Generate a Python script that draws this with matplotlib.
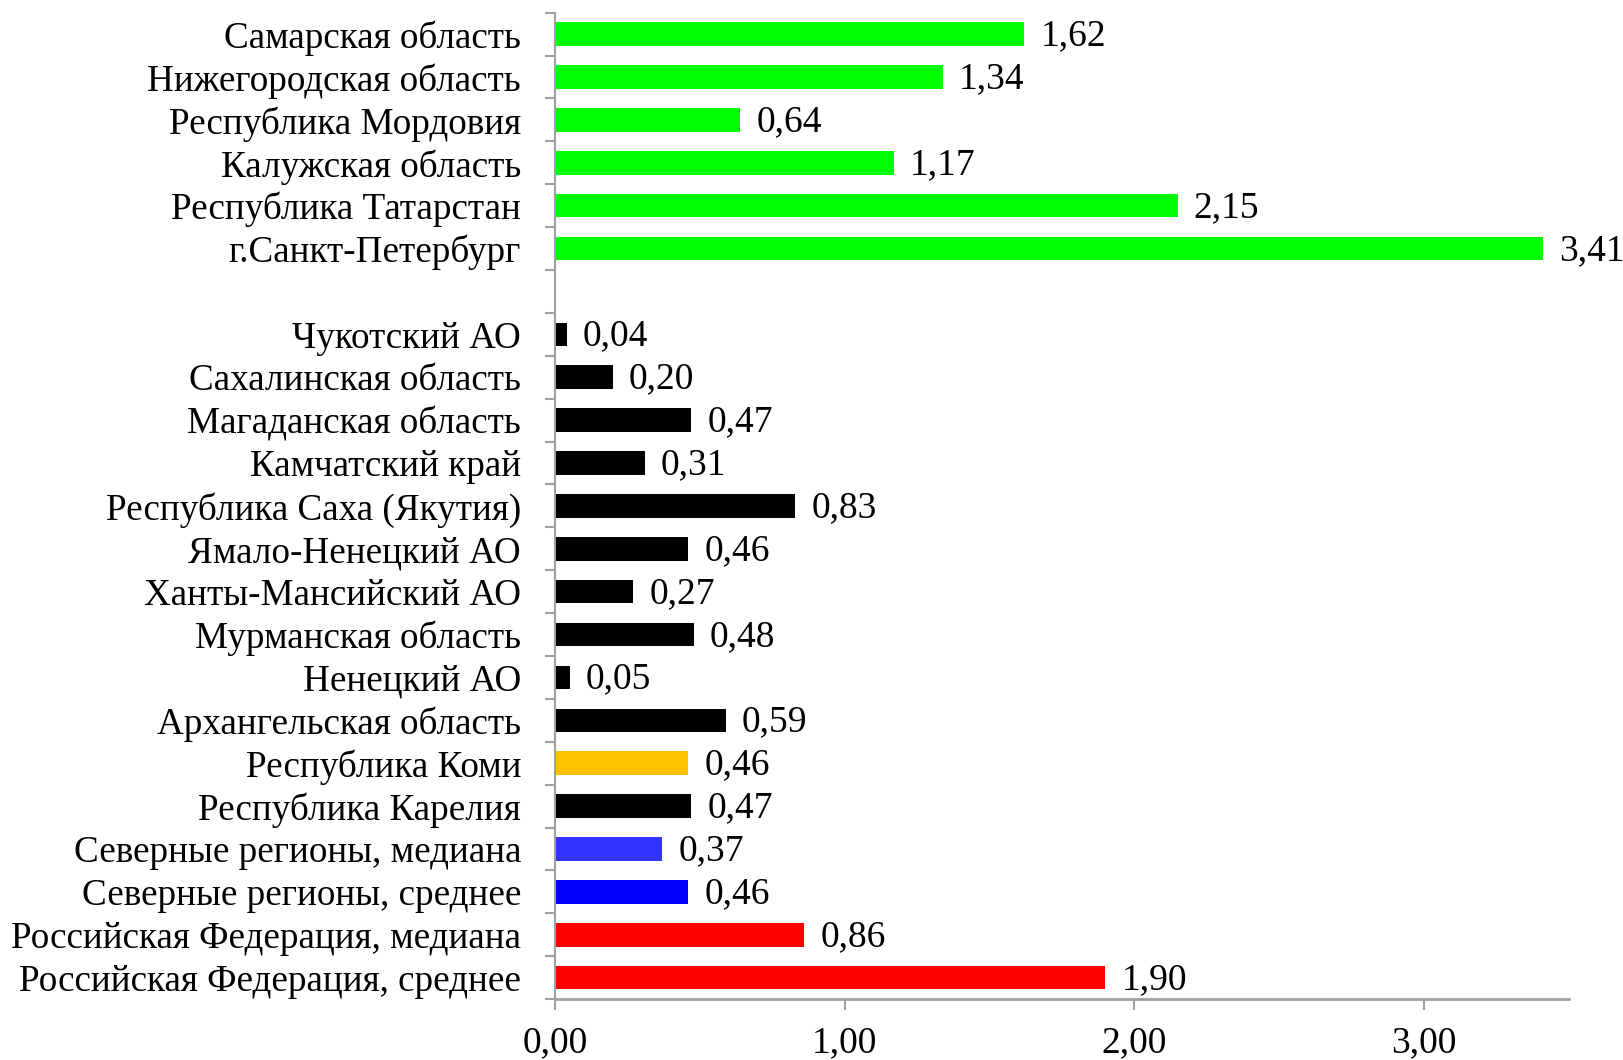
import matplotlib
matplotlib.use("Agg")
import matplotlib.pyplot as plt
import numpy as np

# Data listed top to bottom ('' marks the empty gap row)
categories = [
    "Самарская область", "Нижегородская область", "Республика Мордовия",
    "Калужская область", "Республика Татарстан", "г.Санкт-Петербург",
    "",
    "Чукотский АО", "Сахалинская область", "Магаданская область",
    "Камчатский край", "Республика Саха (Якутия)", "Ямало-Ненецкий АО",
    "Ханты-Мансийский АО", "Мурманская область", "Ненецкий АО",
    "Архангельская область", "Республика Коми", "Республика Карелия",
    "Северные регионы, медиана", "Северные регионы, среднее",
    "Российская Федерация, медиана", "Российская Федерация, среднее",
]
values = [1.62, 1.34, 0.64, 1.17, 2.15, 3.41,
          None,
          0.04, 0.20, 0.47, 0.31, 0.83, 0.46, 0.27, 0.48, 0.05, 0.59,
          0.46, 0.47, 0.37, 0.46, 0.86, 1.90]
colors = ["#00FF00"] * 6 + [None] + ["#000000"] * 10 + ["#FFC000", "#000000",
          "#3333FF", "#0000FF", "#FF0000", "#FF0000"]
x_ticks = [0, 1, 2, 3]

plt.rcParams['font.family'] = ['Liberation Serif', 'DejaVu Serif']

fig = plt.figure(figsize=(16.24, 10.60), dpi=100)
ax = fig.add_axes([0.3418, 0.0575, 0.966 - 0.3418, 0.988 - 0.0575])

n = len(categories)
ypos = np.arange(n)[::-1]  # top row highest
for y, v, c in zip(ypos, values, colors):
    if v is None:
        continue
    ax.barh(y, v, height=0.55, color=c)
    ax.annotate(f"{v:.2f}".replace(".", ","), (v, y), xytext=(16, -2),
                textcoords="offset pixels", va="center", ha="left", fontsize=27)

ax.set_ylim(-0.5, n - 0.5)
ax.set_xlim(0, 3.5)

ax.set_yticks(ypos)
ax.set_yticklabels(categories, fontsize=26.7)
ax.tick_params(axis='y', which='major', length=0, pad=24.5)
ax.set_yticks(np.arange(-0.5, n, 1.0), minor=True)
ax.tick_params(axis='y', which='minor', length=7, width=1.5, color="#A0A0A0", direction='out')

ax.set_xticks(x_ticks)
ax.set_xticklabels([f"{t:.2f}".replace(".", ",") for t in x_ticks], fontsize=27)
ax.tick_params(axis='x', length=8, width=1.5, color="#A0A0A0", pad=11)

for s in ["top", "right"]:
    ax.spines[s].set_visible(False)
ax.spines["left"].set_color("#A0A0A0")
ax.spines["left"].set_linewidth(1.5)
ax.spines["bottom"].set_color("#A0A0A0")
ax.spines["bottom"].set_linewidth(2)

fig.savefig("out.png", dpi=100)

* What this task involves *
Leave the pictures out and please restate exactly the lines running from the start of the material through the one with "ax.set_xlim(0, 3.5)".

* Reply to the exercise *
Generate a Python script that draws this with matplotlib.
import matplotlib
matplotlib.use("Agg")
import matplotlib.pyplot as plt
import numpy as np

# Data listed top to bottom ('' marks the empty gap row)
categories = [
    "Самарская область", "Нижегородская область", "Республика Мордовия",
    "Калужская область", "Республика Татарстан", "г.Санкт-Петербург",
    "",
    "Чукотский АО", "Сахалинская область", "Магаданская область",
    "Камчатский край", "Республика Саха (Якутия)", "Ямало-Ненецкий АО",
    "Ханты-Мансийский АО", "Мурманская область", "Ненецкий АО",
    "Архангельская область", "Республика Коми", "Республика Карелия",
    "Северные регионы, медиана", "Северные регионы, среднее",
    "Российская Федерация, медиана", "Российская Федерация, среднее",
]
values = [1.62, 1.34, 0.64, 1.17, 2.15, 3.41,
          None,
          0.04, 0.20, 0.47, 0.31, 0.83, 0.46, 0.27, 0.48, 0.05, 0.59,
          0.46, 0.47, 0.37, 0.46, 0.86, 1.90]
colors = ["#00FF00"] * 6 + [None] + ["#000000"] * 10 + ["#FFC000", "#000000",
          "#3333FF", "#0000FF", "#FF0000", "#FF0000"]
x_ticks = [0, 1, 2, 3]

plt.rcParams['font.family'] = ['Liberation Serif', 'DejaVu Serif']

fig = plt.figure(figsize=(16.24, 10.60), dpi=100)
ax = fig.add_axes([0.3418, 0.0575, 0.966 - 0.3418, 0.988 - 0.0575])

n = len(categories)
ypos = np.arange(n)[::-1]  # top row highest
for y, v, c in zip(ypos, values, colors):
    if v is None:
        continue
    ax.barh(y, v, height=0.55, color=c)
    ax.annotate(f"{v:.2f}".replace(".", ","), (v, y), xytext=(16, -2),
                textcoords="offset pixels", va="center", ha="left", fontsize=27)

ax.set_ylim(-0.5, n - 0.5)
ax.set_xlim(0, 3.5)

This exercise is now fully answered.